Innovation and determination;AETC award winner
By Senior Airman Cody Dowell, Altus Air Force Base Public Affairs
/ Published April 27, 2018
ALTUS AIR FORCE BASE, Okla. -- A member of the mighty 97th earned the Air Education and Training Command Category One 2017 Civilian Supervisor of the Year award.
Ramiro Solis, the KC-46 Pegasus Flight Trainer programs manager assigned to the 97th Aircraft Maintenance Squadron, achieved the award as a result of laying the ground work for the maintenance programs for the KC-46 at Altus AFB.
“It’s an individual award, but it was a team effort from everybody in the office,” said Solis. “Building a program from scratch is difficult. I appreciate this opportunity to excel and receive recognition for our hard work as a flight and as a base.”
One of the key factors that helped Solis in creating the maintenance programs for the KC-46 and earning his award was being innovative.
“In today’s world, its do more with less and we constantly have to think of ways to do things more efficiently,” said Solis. “That’s part of the main job in our flight, figuring out how we can easily accomplish the mission while being smart, safe and time effective. It usually starts out with a problem. You wouldn’t just complain to leadership. You would identify the problem, figure out the root cause of the deficiency and present a solution. Innovation helps any workplace and its workers.”
The person best knowing about Solis’ efforts is his supervisor Donnie Obreiter, the KC-46 flight chief assigned to the 97th AMXS.
“There are so many good things to say about Solis,” said Obreiter. “His work ethic, his character, his attitude, his pride in his job - he cares about what he does and he is great at his job, which is why he is one of the best co-workers I’ve had in my entire career. I don’t know what we would do without him.”
Members of the 97th Maintenance Group are often prior military or have had some connection to the base. Solis, being native to Altus, joined the base back in May 2000, as part of the Grow Your Own Mechanic program. The program is a partnership between Altus AFB and the local technical center to train civilians to work as maintainers on military aircraft.
“I’ve always loved fixing things and seeing the aircraft while growing up,” said Solis. “I combine the two because not everyone can say that they are an aircraft mechanic. Through the Grow Your Own Mechanic program, some on-the-job training, mentorship from co-workers and years of dedication, I was able to get through the ranks to where I am today. I’m grateful because it’s more than a job, it’s a career and a lifestyle.”
Always searching to be challenged, Solis was eager for this position knowing both the dedication and challenges that awaited him. Obreiter said that this position was a great use of his talents.

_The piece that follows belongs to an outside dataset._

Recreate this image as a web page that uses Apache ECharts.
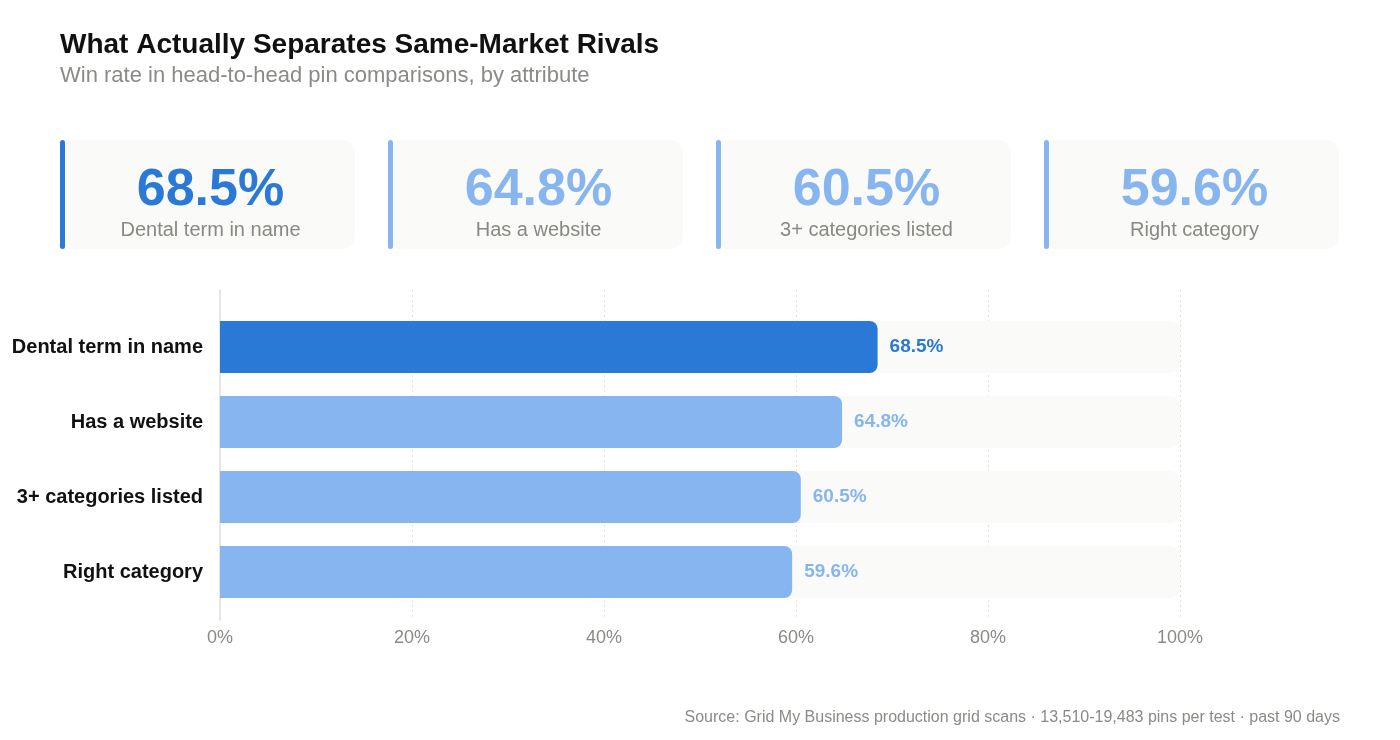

“Everybody who works in our office had to volunteer to get in their position because it’s not easy building these programs from the ground up,” said Obreiter. “Nothing is established, so the only tools we are able to work with is guidance from leadership, past experiences and our determination. I am confident with our team’s abilities and I always have been.”
The combined lifelong love for his job and skill set aided Solis in the award nomination and win.
“The main key to my job is that to see the bigger picture,” said Solis. “When people have a purpose it boosts their morale and makes them want to do their job. It is like a puzzle, you have to see where you fit in to make the bigger picture happen. Being where I fit is what makes me strive for excellence.”
Striving for excellence, being innovative in the workplace and having great determination are all key factors that assisted Solis stand out as a person and showcase the base’s capabilities.
“I’m thankful that his work has been recognized the way it has,” said Obreiter “He is a great poster child for this flight and a great representation of the base’s capabilities. He makes us proud every day.”